太鼓と出会うまでの時間(その2) | 富田和明的太鼓日記『その日の気分打!』

富田和明的太鼓日記『その日の気分打!』

太鼓打ち・富田和明の、太鼓と関係あることないことをその日の気分で綴る、和太鼓ドンドコ日記







 初めて佐渡國鬼太鼓座の公演を観たとき(たぶん、77年2月頃)は、「自分もやってみたい」とは思わなかった。


 僕もまだ役者の道の可能性を捨てきれなかったし、あの修行のような生活に自分が耐えられるとは思えなかったからだ。


 


 


 


 横浜放送映画専門学院での二年間、講師の一人である演出家・関矢幸雄先生に本格的に景仰していました。この関矢先生はあまり広くは知られていませんが、とんでもない舞台の天才です。


 一年生が終わった春休みから、この先生に声を掛けていただいて実際の舞台に立つことになりました。嬉しくてしょうがありませんでした。


 


 二年生になってから最初に、僕の初舞台となった、松島トモ子さんのミュージカルリサイタル『絵のない絵本』、宝塚歌劇場での文士劇、オペレッタ出演などなど、ほとんどの舞台で下働き、演出助手のアシスタント的な事をやりながら小さな役を頂いて自分も出演する。

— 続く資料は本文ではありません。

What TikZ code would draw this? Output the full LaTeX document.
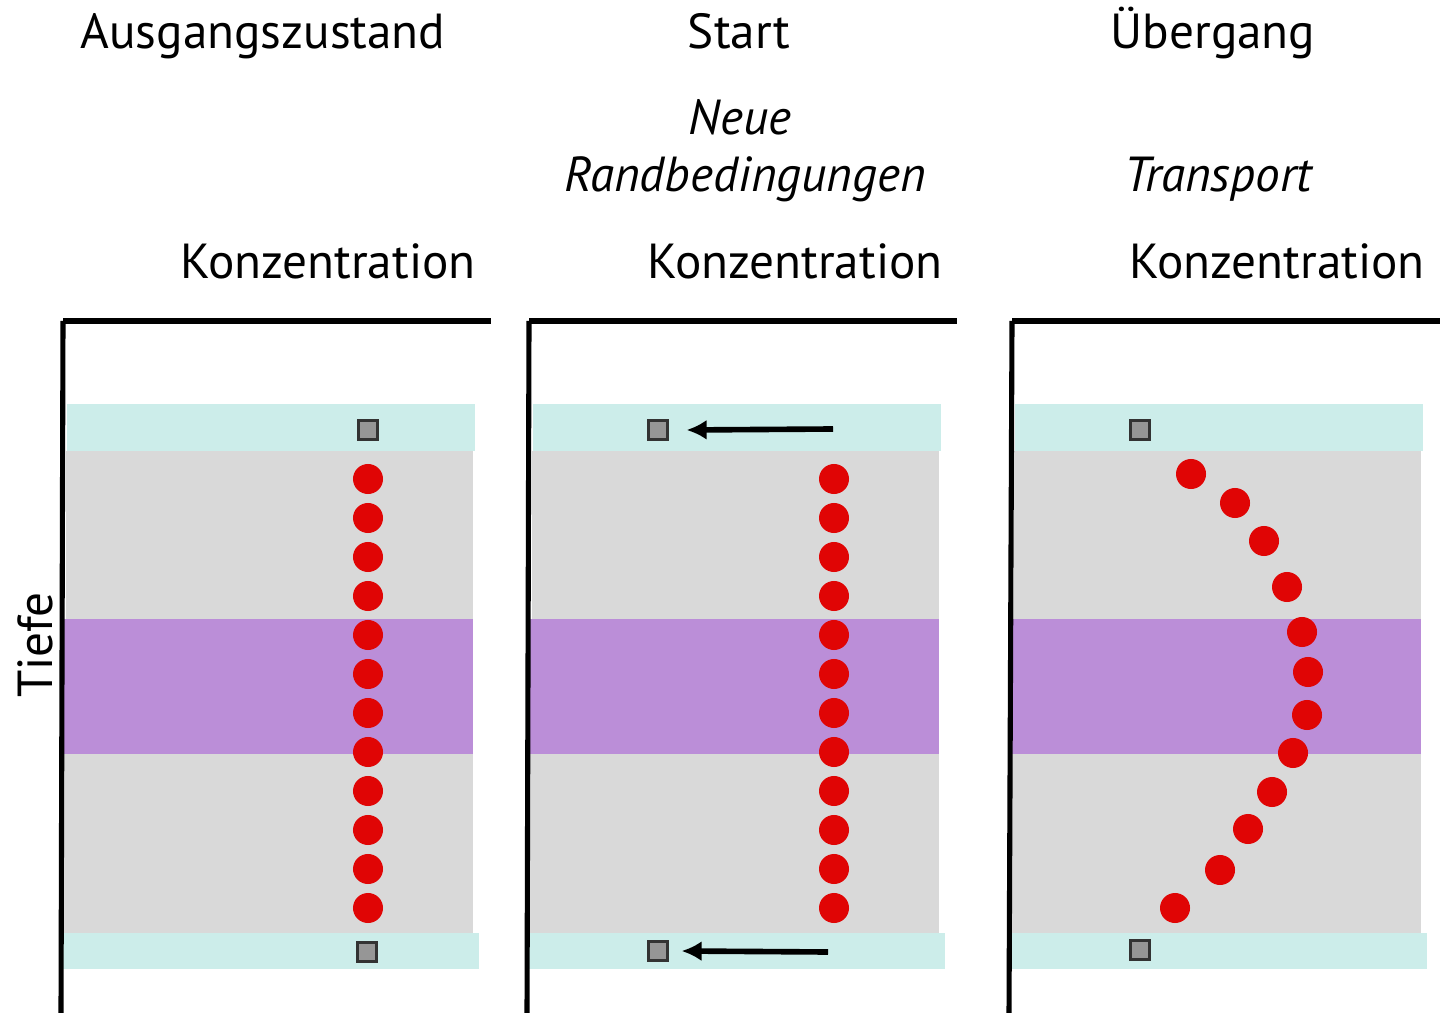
\documentclass[tikz,border=0pt]{standalone}
\usepackage{fontspec}
\setmainfont{PT Sans}
\usepackage{tikz}
\usetikzlibrary{arrows.meta,positioning}
\definecolor{bandCyan}{RGB}{204,237,234}
\definecolor{bandGray}{RGB}{217,217,217}
\definecolor{bandLila}{RGB}{187,142,216}
\definecolor{dotRed}{RGB}{224,5,5}
\definecolor{boxGray}{RGB}{150,150,150}

\begin{document}
\begin{tikzpicture}[
  x=0.01cm, y=-0.01cm,
  lbl/.style={font=\fontsize{14}{17}\selectfont, inner sep=0pt, anchor=base},
  ilbl/.style={lbl, font=\fontsize{14}{17}\selectfont\itshape},
  frame/.style={line width=1.45pt, black},
  probe/.style={rectangle, draw=black!80, fill=boxGray, line width=0.6pt,
                minimum size=0.19cm, inner sep=0pt},
  dot/.style={circle, fill=dotRed, minimum size=0.3cm, inner sep=0pt},
  arr/.style={-{Latex[length=0.2cm,width=0.2cm]}, line width=1.6pt}
]
  \useasboundingbox (0,0) rectangle (1440,1013);

  % soil layers per panel: {x-offset}
  \foreach \o in {0,466,948} {
    \fill[bandCyan] (\o+67,404) rectangle (\o+475,451);
    \fill[bandGray] (\o+66,451) rectangle (\o+473,619);
    \fill[bandLila] (\o+64,619) rectangle (\o+473,754);
    \fill[bandGray] (\o+64,754) rectangle (\o+473,933);
    \fill[bandCyan] (\o+63,933) rectangle (\o+479,969);
  }

  % axes
  \draw[frame] (63,321) -- (491,321);
  \draw[frame] (63,321) -- (61,1013);
  \draw[frame] (529,321) -- (957,321);
  \draw[frame] (529,321) -- (527,1013);
  \draw[frame] (1012,321) -- (1440,321);
  \draw[frame] (1012,321) -- (1009,1013);

  % headings
  \node[lbl] (h1) at (263,49) {Ausgangszustand};
  \node[lbl] (h2) at (739,49) {Start};
  \node[lbl] (h3) at (1213,49) {Übergang};
  \node[ilbl] (s2a) at (740,135) {Neue};
  \node[ilbl] (s2b) at (745,192) {Randbedingungen};
  \node[ilbl] (s3) at (1218,192) {Transport};
  \node[lbl] (k1) at (328,279) {Konzentration};
  \node[lbl] (k2) at (795,279) {Konzentration};
  \node[lbl] (k3) at (1277,279) {Konzentration};
  \node[lbl, rotate=90] (tiefe) at (52,645) {Tiefe};

  % probes at top and bottom
  \node[probe] (p1t) at (368,430) {};
  \node[probe] (p1b) at (367,952) {};
  \node[probe] (p2t) at (658,430) {};
  \node[probe] (p2b) at (658,951) {};
  \node[probe] (p3t) at (1140,430) {};
  \node[probe] (p3b) at (1140,950) {};

  % concentration points
  \foreach \i in {0,...,11} {
    \node[dot] (a\i) at (368,479+39*\i) {};
    \node[dot] (b\i) at (834,479+39*\i) {};
  }
  \foreach \x/\y [count=\i] in {1191/474,1235/503,1264/541,1287/587,1302/632,
      1308/672,1307/715,1293/753,1272/792,1248/829,1220/870,1175/908}
    \node[dot] (c\i) at (\x,\y) {};

  % new boundary conditions
  \coordinate (q1) at (833,429);
  \coordinate (q2) at (828,952);
  \draw[arr] (q1) -- ([xshift=0.18cm]p2t.east);
  \draw[arr] (q2) -- ([xshift=0.13cm]p2b.east);
\end{tikzpicture}
\end{document}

 学校に行きながらも、夜はこれらの稽古が入りますから、アルバイトも早朝の時間帯しかできなくなった。それと昼時‥‥。


 バイトはさておき、学校での授業ではなく、演劇の現場に通うようになり、面白さと共に「これが自分に合っているのだろうか・・・」という当たり前の疑問を持つようになっていくのです。


 芝居は、稽古をしたから上手くなる。というものではありませんし、また稽古をしないと、これもダメです。


 


 たくさんの、本当にたくさんの、役者予備軍、卵たちがひしめいている世界なのです。そこで背伸びをして競争していくよりも、自分でこつこつ稽古をするものの方が、自分に合っているように思えてきました。


 


 


 


 楽器は正直。


 練習しないと上手にならず、またすればするだけの成果を感じることができ、それはまた一生自分の力になる筈。


 そう思えるとどんどん練習して行った。


 ちょうどその頃に出会った楽器の最初は尺八、三味線、そして太鼓に篠笛、学校ではモダンバレエに、タップ、発声など。


 もしここに漫才の授業が加わっていたら、その後の僕はどうなったか判らない。実は演芸が大好きだったから。


 


 


 この学校では僕が卒業した後、漫才の授業も取り入れられ、ウッチャンナッチャンはそこから誕生した。7年ほど後輩になる。出川もそうか・・・。


 僕の時はまだ漫才の授業はなかったけれど、似たような授業はあった。今は亡くなられたけれど、演出家・早野寿郎先生の授業も忘れられない。他にお囃子の授業があったのも僕にとって大きな道標になった。


 


 


 そして卒業。


 


 


 


 高校を卒業する時にも、自分が何をしていいのやらわからなかった。そしてこの横浜放送映画専門学院を卒業する時にもまだ、はっきりとは見えていなかった。


 とはいえ、関矢幸雄先生について行くことしか僕の頭にはなかった。


 


 演劇学校以来二年間、共に稽古に励んできたH(僕より3~4歳ほど年上だったけどここでは同級生だったので)と、二人で先生にお世話になることになった。


 学校には行かなくなり、さらに現場を踏む機会が増した。


 


 


 そして夏を前に、これも関矢先生の演出舞台になる西友ファミリー劇場・堺正章の『そんごくう』に出演させていただくことになり、その稽古が始まった。